:: Given data

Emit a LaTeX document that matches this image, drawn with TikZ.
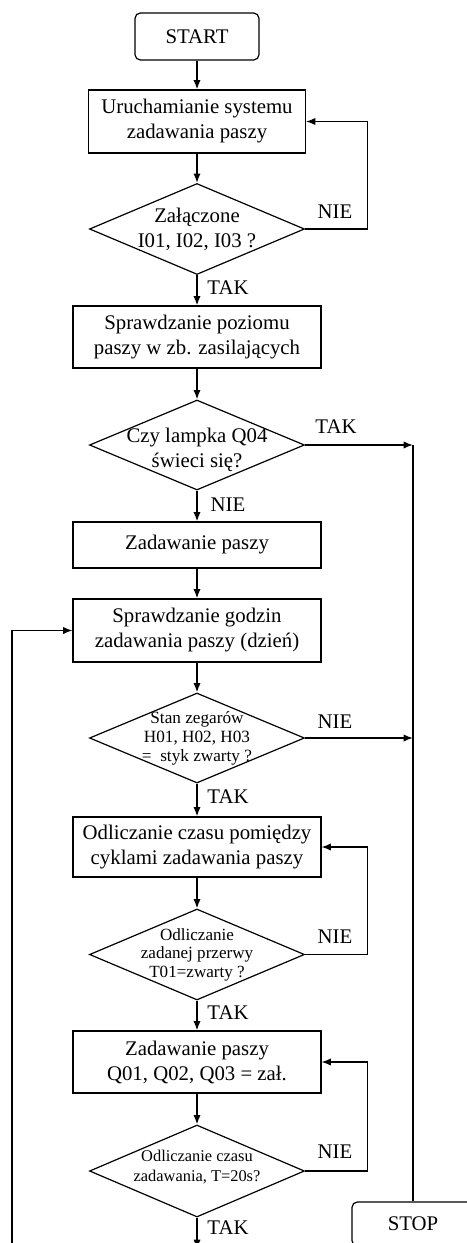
\documentclass[tikz,border=0pt]{standalone}
\usepackage{fontspec}
\setmainfont{Liberation Serif}
\usetikzlibrary{shapes.geometric,arrows.meta}

\tikzset{
  proc/.style={draw,rectangle,line width=0.9pt,minimum width=186pt,minimum height=46.5pt,inner sep=0pt,align=center,font=\fontsize{15.6}{18.75}\selectfont},
  term/.style={draw,rectangle,rounded corners=4pt,line width=0.9pt,inner sep=0pt,font=\fontsize{15.6}{18.75}\selectfont},
  decis/.style={draw,diamond,line width=0.9pt,minimum width=161.25pt,minimum height=68.25pt,inner sep=0pt},
  dtxt/.style={align=center,inner sep=0pt},
  lbl/.style={inner sep=0pt,font=\fontsize{15.6}{18.75}\selectfont},
  flow/.style={-{Latex[length=7pt,width=5.5pt]},line width=1.2pt},
  back/.style={-{Latex[length=7pt,width=5.5pt]},line width=0.9pt}
}

\begin{document}
\begin{tikzpicture}[x=0.75pt,y=0.75pt,yscale=-1,xscale=1]
\useasboundingbox (0,0) rectangle (467,1243);
\clip (0,0) rectangle (467,1243);

% Start
\node[term,minimum width=93pt,minimum height=35.25pt] (start) at (197,36.5) {START};
% Process / decision nodes
\node[proc,minimum width=162.75pt,minimum height=47.25pt] (uruch) at (197,121.5) {Uruchamianie systemu\\zadawania paszy};
\node[decis,label={[dtxt,font=\fontsize{15.6}{18.75}\selectfont]center:{Załączone\\I01, I02, I03 ?}}] (zalacz) at (197,229) {};
\node[proc] (poziom) at (197,337) {Sprawdzanie poziomu\\paszy w zb. zasilających};
\node[decis,minimum height=67.5pt,label={[dtxt,yshift=-3.5pt,font=\fontsize{15.6}{18.75}\selectfont]center:{Czy lampka Q04\\świeci się?}}] (lampka) at (197,445) {};
\node[proc,minimum height=34.5pt] (zadaw) at (197,545) {Zadawanie paszy};
\node[proc,minimum height=47.25pt] (godz) at (197,630.5) {Sprawdzanie godzin\\zadawania paszy (dzień)};
\node[decis,minimum height=67.5pt,label={[dtxt,font=\fontsize{12.9}{14.25}\selectfont]center:{Stan zegarów\\H01, H02, H03\\=\ \ styk zwarty ?}}] (zegary) at (197,738) {};
\node[proc,minimum height=45pt] (odlicz) at (197,847) {Odliczanie czasu pomiędzy\\cyklami zadawania paszy};
\node[decis,label={[dtxt,font=\fontsize{12.8}{13.9}\selectfont]center:{Odliczanie\\zadanej przerwy\\T01=zwarty ?}}] (przerwa) at (197,954.5) {};
\node[proc] (zadq) at (197,1062) {Zadawanie paszy\\Q01, Q02, Q03 = zał.};
\node[decis,minimum height=69pt,label={[dtxt,yshift=3pt,font=\fontsize{12.3}{15}\selectfont]center:{Odliczanie czasu\\zadawania, T=20s?}}] (czas) at (197,1171) {};
% Stop
\node[term,minimum width=91.5pt,minimum height=33pt] (stop) at (413,1224) {STOP};

% Free ends
\coordinate (j1) at (413,445);
\coordinate (j2) at (413,738);
\coordinate (lewy) at (12,1260);
\coordinate (dol) at (197,1249);

% Main flow
\draw[flow] (start) -- (uruch);
\draw[flow] (uruch) -- (zalacz);
\draw[flow] (zalacz) -- (poziom);
\draw[flow] (poziom) -- (lampka);
\draw[flow] (lampka) -- (zadaw);
\draw[flow] (zadaw) -- (godz);
\draw[flow] (godz) -- (zegary);
\draw[flow] (zegary) -- (odlicz);
\draw[flow] (odlicz) -- (przerwa);
\draw[flow] (przerwa) -- (zadq);
\draw[flow] (zadq) -- (czas);
\draw[flow] (czas) -- (dol);

% Loops back
\draw[back] (zalacz.east) -- ++(62.5,0) |- (uruch.east);
\draw[back] (przerwa.east) -- ++(62.5,0) |- (odlicz.east);
\draw[back] (czas.east) -- ++(62.5,0) |- (zadq.east);
\draw[back] (lewy) |- (godz.west);

% To STOP
\draw[flow] (lampka.east) -- (j1);
\draw[flow] (zegary.east) -- (j2);
\draw[line width=1.2pt] (j1) -- (stop.north);

% Labels
\node[lbl] (nie1) at (335,212) {NIE};
\node[lbl] (tak1) at (228,288) {TAK};
\node[lbl] (tak2) at (336,427) {TAK};
\node[lbl] (nie2) at (228,505) {NIE};
\node[lbl] (nie3) at (335,722) {NIE};
\node[lbl] (tak3) at (228,797) {TAK};
\node[lbl] (nie4) at (335,937) {NIE};
\node[lbl] (tak4) at (228,1013) {TAK};
\node[lbl] (nie5) at (335,1152) {NIE};
\node[lbl] (tak5) at (228,1228) {TAK};

\end{tikzpicture}
\end{document}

::::

All of the lines above should be printed exactly, minus the pictures.

Final result —
Emit a LaTeX document that matches this image, drawn with TikZ.
\documentclass[tikz,border=0pt]{standalone}
\usepackage{fontspec}
\setmainfont{Liberation Serif}
\usetikzlibrary{shapes.geometric,arrows.meta}

\tikzset{
  proc/.style={draw,rectangle,line width=0.9pt,minimum width=186pt,minimum height=46.5pt,inner sep=0pt,align=center,font=\fontsize{15.6}{18.75}\selectfont},
  term/.style={draw,rectangle,rounded corners=4pt,line width=0.9pt,inner sep=0pt,font=\fontsize{15.6}{18.75}\selectfont},
  decis/.style={draw,diamond,line width=0.9pt,minimum width=161.25pt,minimum height=68.25pt,inner sep=0pt},
  dtxt/.style={align=center,inner sep=0pt},
  lbl/.style={inner sep=0pt,font=\fontsize{15.6}{18.75}\selectfont},
  flow/.style={-{Latex[length=7pt,width=5.5pt]},line width=1.2pt},
  back/.style={-{Latex[length=7pt,width=5.5pt]},line width=0.9pt}
}

\begin{document}
\begin{tikzpicture}[x=0.75pt,y=0.75pt,yscale=-1,xscale=1]
\useasboundingbox (0,0) rectangle (467,1243);
\clip (0,0) rectangle (467,1243);

% Start
\node[term,minimum width=93pt,minimum height=35.25pt] (start) at (197,36.5) {START};
% Process / decision nodes
\node[proc,minimum width=162.75pt,minimum height=47.25pt] (uruch) at (197,121.5) {Uruchamianie systemu\\zadawania paszy};
\node[decis,label={[dtxt,font=\fontsize{15.6}{18.75}\selectfont]center:{Załączone\\I01, I02, I03 ?}}] (zalacz) at (197,229) {};
\node[proc] (poziom) at (197,337) {Sprawdzanie poziomu\\paszy w zb. zasilających};
\node[decis,minimum height=67.5pt,label={[dtxt,yshift=-3.5pt,font=\fontsize{15.6}{18.75}\selectfont]center:{Czy lampka Q04\\świeci się?}}] (lampka) at (197,445) {};
\node[proc,minimum height=34.5pt] (zadaw) at (197,545) {Zadawanie paszy};
\node[proc,minimum height=47.25pt] (godz) at (197,630.5) {Sprawdzanie godzin\\zadawania paszy (dzień)};
\node[decis,minimum height=67.5pt,label={[dtxt,font=\fontsize{12.9}{14.25}\selectfont]center:{Stan zegarów\\H01, H02, H03\\=\ \ styk zwarty ?}}] (zegary) at (197,738) {};
\node[proc,minimum height=45pt] (odlicz) at (197,847) {Odliczanie czasu pomiędzy\\cyklami zadawania paszy};
\node[decis,label={[dtxt,font=\fontsize{12.8}{13.9}\selectfont]center:{Odliczanie\\zadanej przerwy\\T01=zwarty ?}}] (przerwa) at (197,954.5) {};
\node[proc] (zadq) at (197,1062) {Zadawanie paszy\\Q01, Q02, Q03 = zał.};
\node[decis,minimum height=69pt,label={[dtxt,yshift=3pt,font=\fontsize{12.3}{15}\selectfont]center:{Odliczanie czasu\\zadawania, T=20s?}}] (czas) at (197,1171) {};
% Stop
\node[term,minimum width=91.5pt,minimum height=33pt] (stop) at (413,1224) {STOP};

% Free ends
\coordinate (j1) at (413,445);
\coordinate (j2) at (413,738);
\coordinate (lewy) at (12,1260);
\coordinate (dol) at (197,1249);

% Main flow
\draw[flow] (start) -- (uruch);
\draw[flow] (uruch) -- (zalacz);
\draw[flow] (zalacz) -- (poziom);
\draw[flow] (poziom) -- (lampka);
\draw[flow] (lampka) -- (zadaw);
\draw[flow] (zadaw) -- (godz);
\draw[flow] (godz) -- (zegary);
\draw[flow] (zegary) -- (odlicz);
\draw[flow] (odlicz) -- (przerwa);
\draw[flow] (przerwa) -- (zadq);
\draw[flow] (zadq) -- (czas);
\draw[flow] (czas) -- (dol);

% Loops back
\draw[back] (zalacz.east) -- ++(62.5,0) |- (uruch.east);
\draw[back] (przerwa.east) -- ++(62.5,0) |- (odlicz.east);
\draw[back] (czas.east) -- ++(62.5,0) |- (zadq.east);
\draw[back] (lewy) |- (godz.west);

% To STOP
\draw[flow] (lampka.east) -- (j1);
\draw[flow] (zegary.east) -- (j2);
\draw[line width=1.2pt] (j1) -- (stop.north);

% Labels
\node[lbl] (nie1) at (335,212) {NIE};
\node[lbl] (tak1) at (228,288) {TAK};
\node[lbl] (tak2) at (336,427) {TAK};
\node[lbl] (nie2) at (228,505) {NIE};
\node[lbl] (nie3) at (335,722) {NIE};
\node[lbl] (tak3) at (228,797) {TAK};
\node[lbl] (nie4) at (335,937) {NIE};
\node[lbl] (tak4) at (228,1013) {TAK};
\node[lbl] (nie5) at (335,1152) {NIE};
\node[lbl] (tak5) at (228,1228) {TAK};

\end{tikzpicture}
\end{document}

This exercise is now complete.